Il nous faut transformer radicalement notre manière de produire, de
consommer, de vivre. |
Mais alors, quel devrait
être le rôle du politique là-dedans? En réalité, il ne doit pas faire en
sorte que la réponse à cette question soit "oui", mais il doit faire en
sorte que cette question ne se pose plus. Qu’il n’y ait plus de travailleurs
pauvres, tout simplement. Que chacun, par son travail et par la protection
sociale, puisse disposer de ressources suffisantes pour pouvoir se loger, se
nourrir, se soigner. Ce simple énoncé paraissait évident il y a 30 ou 40
ans. Quelques décennies de néo-libéralisme et de croissance sont parvenues à
le rendre presque suspect, presque doctrinaire, alors qu’il ne s’agit rien
de moins que de reconnaître la condition humaine, en deçà de laquelle nous
sommes dans le registre de l’exploitation.
Au moment de négocier un
nouvel accord interprofessionnel, il n’est pas inutile de rappeler cela au
monde patronal: faute de s’engager à inverser les tendances récentes
particulièrement défavorables aux travailleurs, les négociateurs de l’accord
interprofessionnel se condamnent à remettre en place les conditions d’une
nouvelle bulle ou à entériner l’appauvrissement durable des travailleurs.
Une remise en cause
de notre mode de développement
Mais il y a dans cette
double crise, un troisième aspect que l’on ne peut passer sous silence.

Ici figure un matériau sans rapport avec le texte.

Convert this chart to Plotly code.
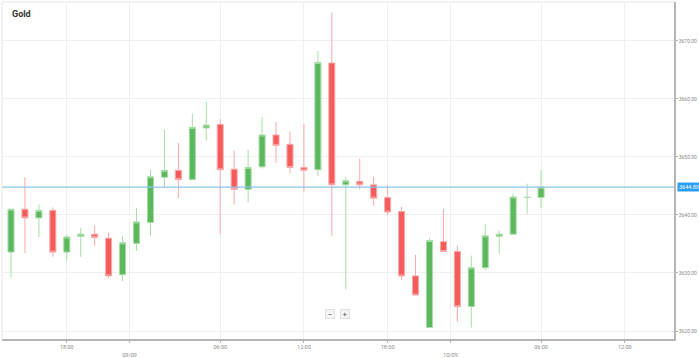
import plotly.graph_objects as go

# ---- data (hourly Gold candles) ----
opens  = [3633.6, 3641.0, 3639.5, 3640.8, 3633.6, 3636.3, 3636.7, 3636.0, 3629.7, 3635.1,
          3638.7, 3646.5, 3647.7, 3646.1, 3655.0, 3655.6, 3647.9, 3644.4, 3648.3, 3653.8,
          3652.2, 3648.2, 3647.8, 3666.2, 3645.2, 3645.8, 3645.2, 3643.0, 3640.6, 3629.5,
          3620.6, 3635.4, 3633.7, 3624.2, 3630.9, 3636.3, 3636.7, 3643.0, 3643.0]
highs  = [3641.0, 3646.5, 3641.8, 3641.3, 3636.7, 3637.8, 3638.2, 3637.0, 3636.4, 3641.2,
          3647.8, 3654.7, 3652.4, 3657.4, 3659.5, 3656.5, 3651.1, 3651.2, 3656.9, 3656.0,
          3654.4, 3655.7, 3668.3, 3674.9, 3646.6, 3649.7, 3646.6, 3645.2, 3641.4, 3633.1,
          3636.0, 3641.0, 3634.7, 3633.0, 3638.4, 3637.3, 3643.7, 3645.4, 3647.8]
lows   = [3629.1, 3633.4, 3636.2, 3632.8, 3632.1, 3632.8, 3634.7, 3629.1, 3628.6, 3633.8,
          3636.4, 3644.9, 3642.9, 3646.1, 3652.8, 3636.7, 3641.8, 3642.2, 3648.0, 3649.0,
          3647.2, 3644.0, 3646.7, 3636.4, 3627.2, 3644.4, 3641.6, 3640.0, 3628.8, 3626.2,
          3620.6, 3633.7, 3621.6, 3620.6, 3630.5, 3633.3, 3636.7, 3640.2, 3641.2]
closes = [3641.0, 3639.5, 3640.8, 3633.6, 3636.2, 3636.7, 3636.1, 3629.5, 3635.2, 3638.8,
          3646.6, 3647.7, 3646.1, 3655.1, 3655.5, 3647.8, 3644.4, 3648.2, 3653.8, 3652.0,
          3648.2, 3647.7, 3666.3, 3645.2, 3645.9, 3645.2, 3642.9, 3640.5, 3629.5, 3626.2,
          3635.6, 3633.7, 3624.2, 3630.9, 3636.4, 3636.7, 3643.1, 3643.05, 3644.8]
candle_idx = list(range(len(opens)))

x_tick_pos    = [4, 8.5, 15, 21, 27, 31.5, 38, 44]
x_tick_labels = ["18:00", "<br>09/09", "06:00", "12:00", "18:00", "<br>10/09", "06:00", "12:00"]
y_tick_vals   = [3620, 3630, 3640, 3650, 3660, 3670]
current_price = closes[-1]

GREEN = "#5cb85c"
RED = "#f45b5b"

fig = go.Figure()
fig.add_trace(go.Candlestick(
    x=candle_idx, open=opens, high=highs, low=lows, close=closes,
    increasing=dict(line=dict(color="#a9dca9", width=1), fillcolor=GREEN),
    decreasing=dict(line=dict(color="#f9a9a9", width=1), fillcolor=RED),
    whiskerwidth=0, hoverinfo="skip", showlegend=False,
))

# current price line
fig.add_shape(type="line", xref="paper", x0=0, x1=1, yref="y",
              y0=current_price, y1=current_price,
              line=dict(color="#8ec5ee", width=1.2), layer="above")
fig.add_annotation(xref="paper", x=1.004, xanchor="left", yref="y", y=current_price,
                   text=f"{current_price:.2f}", showarrow=False,
                   font=dict(size=5.5, color="white", family="Roboto"),
                   bgcolor="#2a9df4", borderpad=1)

# frame lines (top / left light)
fig.add_shape(type="line", xref="paper", yref="paper", x0=0, x1=1, y0=1, y1=1,
              line=dict(color="#e6e6e6", width=1))
fig.add_shape(type="line", xref="paper", yref="paper", x0=0, x1=0, y0=0, y1=1,
              line=dict(color="#e6e6e6", width=1))

# title
fig.add_annotation(xref="paper", yref="paper", x=0.012, y=0.985, xanchor="left", yanchor="top",
                   text="<b>Gold</b>", showarrow=False,
                   font=dict(size=9, color="#333333", family="Roboto"))

# zoom buttons
fig.add_annotation(xref="paper", yref="paper", x=0.488, y=0.058, text="−", showarrow=False,
                   font=dict(size=8, color="#555"), bgcolor="#f4f4f4", bordercolor="#e0e0e0",
                   borderwidth=1, borderpad=0, width=8, height=8)
fig.add_annotation(xref="paper", yref="paper", x=0.510, y=0.058, text="+", showarrow=False,
                   font=dict(size=8, color="#555"), bgcolor="#f4f4f4", bordercolor="#e0e0e0",
                   borderwidth=1, borderpad=0, width=8, height=8)

fig.update_layout(
    width=699, height=358,
    margin=dict(l=2, r=25, t=2, b=19, autoexpand=False),
    paper_bgcolor="white", plot_bgcolor="white",
    boxgap=0.38,
    font=dict(family="Roboto", color="#888888"),
    xaxis=dict(
        range=[-0.645, 47.53], rangeslider=dict(visible=False), automargin=False,
        tickmode="array", tickvals=x_tick_pos, ticktext=x_tick_labels,
        tickfont=dict(size=5.5, color="#8a8a8a"),
        showgrid=True, gridcolor="#f0f0f0", gridwidth=1,
        showline=True, linecolor="#b5b5b5", linewidth=1.5,
        ticks="outside", ticklen=2, tickcolor="#b5b5b5",
        zeroline=False, fixedrange=True,
    ),
    yaxis=dict(
        side="right", range=[3618.62, 3676.72], automargin=False,
        tickmode="array", tickvals=y_tick_vals, tickformat=".2f",
        tickfont=dict(size=5, color="#8a8a8a"),
        showgrid=True, gridcolor="#f0f0f0", gridwidth=1,
        showline=True, linecolor="#b5b5b5", linewidth=1.5,
        ticks="outside", ticklen=2, tickcolor="#b5b5b5",
        zeroline=False, fixedrange=True,
    ),
)

fig.write_html("out.html", config={"displayModeBar": False},
               post_script="document.body.style.margin='0';document.body.style.overflow='hidden';")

C’est celui d’une remise en question non plus du capitalisme financier, mais
du capitalisme tout court, de la croissance à tout prix qui épuise les
ressources de la planète. On a pu entendre ces dernières semaines que la
crise économique qui s’annonce sera bénéfique pour la lutte contre le
changement climatique. Pourtant, le pire des scénarios serait de se
contenter de sauver les banques, d’attendre que la crise passe en assistant,
tout heureux, à la baisse passagère des émissions de CO2, puis de
recommencer le business as usual.
Il faut profiter de ce
moment de déséquilibre pour imaginer de nouveaux modes de développement qui
ne nous conduisent pas à une dette environnementale abyssale et aux
désastres sociaux sans précédent qu’elle entraînerait inévitablement. Or, de
ce point de vue, l’optimisme n’est pas de mise. Tout comme le capitalisme
financier n’a pas vu venir la crise, tant il était obsédé par la recherche
du profit rapide, le capitalisme tout court ne semble pas voir venir la
crise climatique et environnementale, tant il est obsédé par la recherche de
nouveaux marchés et la création de nouveaux produits.
Certes, il est facile de
parler de nouveaux modes de développement, mais plus difficile d’en dessiner
les contours. Nous pensons que dans ce domaine, outre le politique et
l’économique, le citoyen se doit d’agir. Si l’ensemble des habitants du
monde accédait au niveau de vie des Européens, il faudrait les ressources de
trois planètes. S’ils décidaient de suivre le mode de production et de
consommation des habitants des Etats-Unis, il en faudrait six. Cela devrait
suffire à nous convaincre qu’il nous faut absolument rompre avec ce modèle
inefficace, inéquitable, pollueur et dévoreur de ressources, et au final:
destructeur et meurtrier.
Redistribution sociale
et justice fiscale
Pour qu’un autre modèle
soit possible, il nous faut transformer radicalement notre manière de
produire, de consommer, de vivre. Il nous faut réclamer et obtenir plus de
qualité de vie, par de meilleurs services publics, une répartition plus
équilibrée du travail et de la richesse, l’égalité d’accès à l’éducation,
aux droits culturels, à la santé.
Il nous faut remplacer
les indicateurs de croissance par des indicateurs de bien-être, social comme
environnemental.
Il nous faut exiger plus
de redistribution sociale et de justice fiscale.
Il nous faut promouvoir
un modèle économique qui ne se fonde pas sur la compétition et les
inégalités, mais sur la coopération et les services collectifs.
Sans cela, le chaos
actuel pourrait laisser la place à une situation bien plus grave encore,
dont on a peine à imaginer les conséquences pour l’humanité tout entière.
(1) "Croissance et inégalités", rapport de l’Organisation de
coopération et de développement économiques, 21 octobre 2008 -
www.oecd.org et "Rapport sur le travail
dans le monde 2008" de l’Organisation internationale du travail, 16 octobre
2008 - www.ilo.org.
(2) Chiffres de Michel Husson, cités par Pierre Defraigne
dans le "Bilan social de l’Union européenne 2007", sous la direction de
Christophe Degryse et Philippe Pochet.
(3) C’est-à dire la capitalisation via les assurances groupe
des entreprises et l’épargne pension individuelle.